Care compagne di viaggio e cari compagni di viaggio,
Mente in altre parti del mondo sembrava scoppiare la pace, sotto casa di Sigfrido Ranucci scoppiavano due autobombe.
Due autobombe.
Sono, oggi, la realtà: di un Paese che ama definirsi “democratico”, ma dove chi fa domande rischia di finire tra le fiamme.
Parliamo del collega Sigfrido Ranucci, giornalista coraggioso, volto e anima di Report, che nei giorni scorsi è stato oggetto di un vile attentato intimidatorio.
Due auto esplose, due avvertimenti chiari: stai zitto, o brucerai anche tu.
E allora, come sempre, si sono levate le voci indignate del giorno dopo.

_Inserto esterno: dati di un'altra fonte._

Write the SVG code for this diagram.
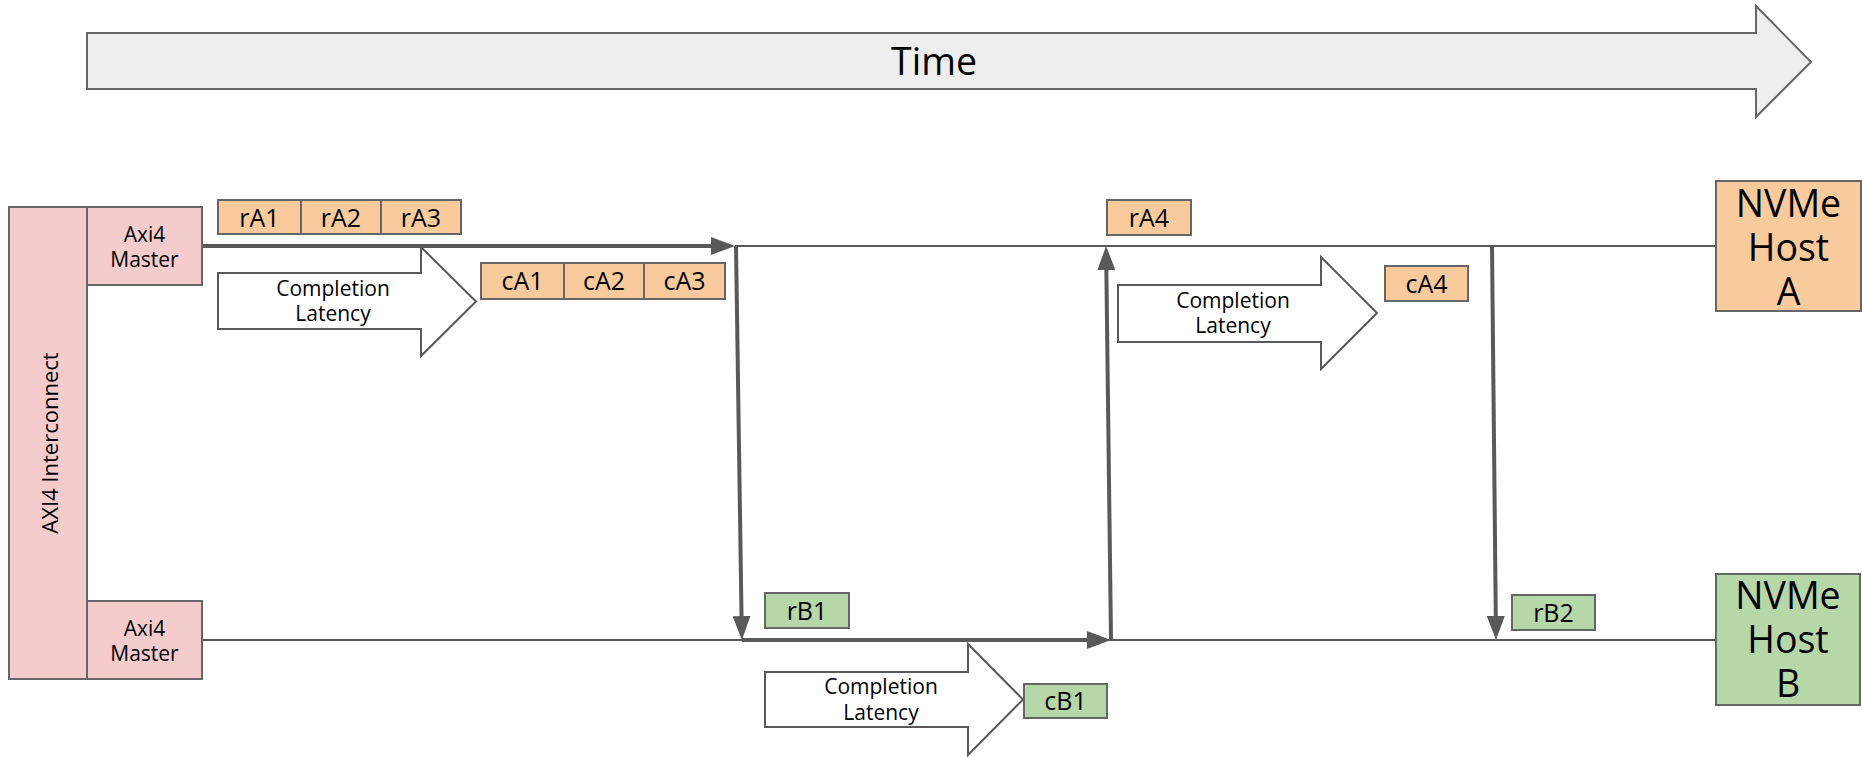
<svg xmlns="http://www.w3.org/2000/svg" width="1862" height="757" viewBox="0 0 1862 757">
  <style>
    text { font-family: "Open Sans", "Liberation Sans", sans-serif; fill: #000; text-anchor: middle; }
    .box { stroke: #666666; stroke-width: 2; }
    .pink { fill: #f4cccc; }
    .orange { fill: #f9cb9c; }
    .green { fill: #b6d7a8; }
    .latency { fill: #ffffff; stroke: #595959; stroke-width: 2; stroke-linejoin: miter; }
    .t21 { font-size: 21px; }
    .t25 { font-size: 25px; }
    .t37 { font-size: 37.5px; }
    .wire { stroke: #595959; fill: none; }
    .thin { stroke-width: 2; }
    .thick { stroke-width: 4; }
  </style>
  <defs>
    <marker id="head" viewBox="0 0 24 18" refX="12" refY="9" markerWidth="24" markerHeight="18" markerUnits="userSpaceOnUse" orient="auto">
      <path d="M0,0 L24,9 L0,18 z" fill="#595959"/>
    </marker>
  </defs>

  <!-- time axis -->
  <g id="time">
    <polygon points="87,33 1756,33 1756,6 1811,62 1756,117 1756,89 87,89" fill="#eeeeee" stroke="#666666" stroke-width="2"/>
    <text class="t37" x="934" y="75">Time</text>
  </g>

  <!-- lanes and transfers -->
  <g id="connectors">
    <line class="wire thin" x1="735" y1="246" x2="1716" y2="246"/>
    <line class="wire thin" x1="202" y1="640" x2="1716" y2="640"/>
    <line class="wire thick" x1="202" y1="246" x2="723" y2="246" marker-end="url(#head)"/>
    <line class="wire thick" x1="736" y1="246" x2="741.7" y2="628" marker-end="url(#head)"/>
    <line class="wire thick" x1="742" y1="640" x2="1099" y2="640" marker-end="url(#head)"/>
    <line class="wire thick" x1="1111" y1="640" x2="1106.2" y2="258" marker-end="url(#head)"/>
    <line class="wire thick" x1="1492" y1="246" x2="1495.9" y2="628" marker-end="url(#head)"/>
  </g>

  <!-- interconnect and masters -->
  <g id="interconnect">
    <rect class="box pink" x="9" y="207" width="78" height="472"/>
    <text transform="translate(58,443) rotate(-90)" style="font-size:22px">AXI4 Interconnect</text>
  </g>
  <g id="master-a">
    <rect class="box pink" x="87" y="207" width="115" height="78"/>
    <text class="t21" x="144.5" y="242">Axi4</text>
    <text class="t21" x="144.5" y="267">Master</text>
  </g>
  <g id="master-b">
    <rect class="box pink" x="87" y="601" width="115" height="78"/>
    <text class="t21" x="144.5" y="636">Axi4</text>
    <text class="t21" x="144.5" y="661">Master</text>
  </g>

  <!-- requests and completions, host A -->
  <g id="rA1">
    <rect class="box orange" x="218" y="200" width="83" height="34"/>
    <text class="t25" x="259.5" y="226.5">rA1</text>
  </g>
  <g id="rA2">
    <rect class="box orange" x="301" y="200" width="80" height="34"/>
    <text class="t25" x="341" y="226.5">rA2</text>
  </g>
  <g id="rA3">
    <rect class="box orange" x="381" y="200" width="80" height="34"/>
    <text class="t25" x="421" y="226.5">rA3</text>
  </g>
  <g id="latency-1">
    <polygon class="latency" points="218,273 421,273 421,247 476,301.5 421,356 421,329 218,329"/>
    <text class="t21" x="333" y="296">Completion</text>
    <text class="t21" x="333" y="321">Latency</text>
  </g>
  <g id="cA1">
    <rect class="box orange" x="481" y="263" width="83" height="36"/>
    <text class="t25" x="522.5" y="290">cA1</text>
  </g>
  <g id="cA2">
    <rect class="box orange" x="564" y="263" width="80" height="36"/>
    <text class="t25" x="604" y="290">cA2</text>
  </g>
  <g id="cA3">
    <rect class="box orange" x="644" y="263" width="81" height="36"/>
    <text class="t25" x="684.5" y="290">cA3</text>
  </g>
  <g id="rA4">
    <rect class="box orange" x="1107" y="200" width="84" height="35"/>
    <text class="t25" x="1149" y="226.5">rA4</text>
  </g>
  <g id="latency-2">
    <polygon class="latency" points="1118,285 1321,285 1321,257 1377,313 1321,369 1321,342 1118,342"/>
    <text class="t21" x="1233" y="308">Completion</text>
    <text class="t21" x="1233" y="333">Latency</text>
  </g>
  <g id="cA4">
    <rect class="box orange" x="1385" y="266" width="83" height="35"/>
    <text class="t25" x="1426.5" y="292.5">cA4</text>
  </g>

  <!-- requests and completions, host B -->
  <g id="rB1">
    <rect class="box green" x="765" y="593" width="84" height="35"/>
    <text class="t25" x="807" y="619.5">rB1</text>
  </g>
  <g id="latency-3">
    <polygon class="latency" points="765,672 968,672 968,644 1023,699.5 968,755 968,727 765,727"/>
    <text class="t21" x="881" y="694">Completion</text>
    <text class="t21" x="881" y="720">Latency</text>
  </g>
  <g id="cB1">
    <rect class="box green" x="1024" y="684" width="83" height="34"/>
    <text class="t25" x="1065.5" y="710">cB1</text>
  </g>
  <g id="rB2">
    <rect class="box green" x="1512" y="595" width="83" height="35"/>
    <text class="t25" x="1553.5" y="621.5">rB2</text>
  </g>

  <!-- hosts -->
  <g id="host-a">
    <rect class="box orange" x="1716" y="181" width="145" height="130"/>
    <text class="t37" x="1788.5" y="217">NVMe</text>
    <text class="t37" x="1788.5" y="261">Host</text>
    <text class="t37" x="1788.5" y="305">A</text>
  </g>
  <g id="host-b">
    <rect class="box green" x="1716" y="574" width="144" height="131"/>
    <text class="t37" x="1788" y="609">NVMe</text>
    <text class="t37" x="1788" y="653">Host</text>
    <text class="t37" x="1788" y="697">B</text>
  </g>
</svg>
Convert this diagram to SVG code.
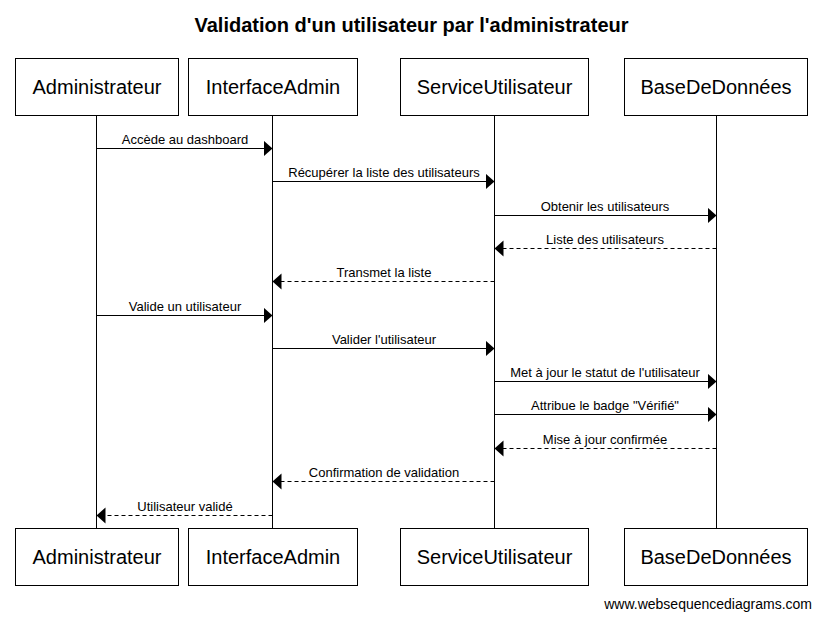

Le dichiarazioni ufficiali, i comunicati, gli hashtag di solidarietà.
Tutti a dire “attacco alla libertà di stampa”, “colpo al diritto di informare”.
Ma la domanda è un’altra: chi difende davvero questa libertà, quando non ci sono auto che esplodono?
Perché è facile indignarsi davanti alle fiamme.
Meno facile è ricordarsi che il giornalismo libero brucia ogni giorno — lentamente — tra minacce di tagli ai fondi per l’editoria, querele temerarie, redazioni svuotate, pressioni politiche e pubblicitarie.
Sigfrido Ranucci non è solo un cronista d’inchiesta. È uno di quelli che fa domande, e in questo Paese chi fa domande dà fastidio.
Meglio chi scrive comunicati, chi regge il microfono o si limita a pubblicare le veline.
Meglio chi “non disturba il manovratore”.
Ma Sigfrido, no. Ranucci disturba.
E allora c’è chi ha pensato che il fuoco potesse mettere a tacere una voce.
Errore fatale: perché la verità, quando provi a bruciarla, illumina ancora di più.
Usiamo questo piccolo spazio che abbiamo a disposizione per dirlo con chiarezza:
non basta spegnere le fiamme, bisogna accendere le coscienze.
Perché se lasciamo soli i giornalisti che raccontano ciò che il potere vuole nascondere, prima o poi toccherà a tutti noi vivere nel buio.
Il coraggio di Ranucci è lo stesso di ogni cronista che sceglie la realtà invece della convenienza, che parla anche quando gli dicono di tacere.
Ecco perché oggi non basta la solidarietà. Serve una scelta:
stare dalla parte di chi racconta o dalla parte di chi fa saltare in aria.
Noi abbiamo scelto.
E continueremo, come lui, a disturbare il manovratore.
Perché il giornalismo non è un mestiere per anime tranquille. È, e sarà sempre, un atto di resistenza civile.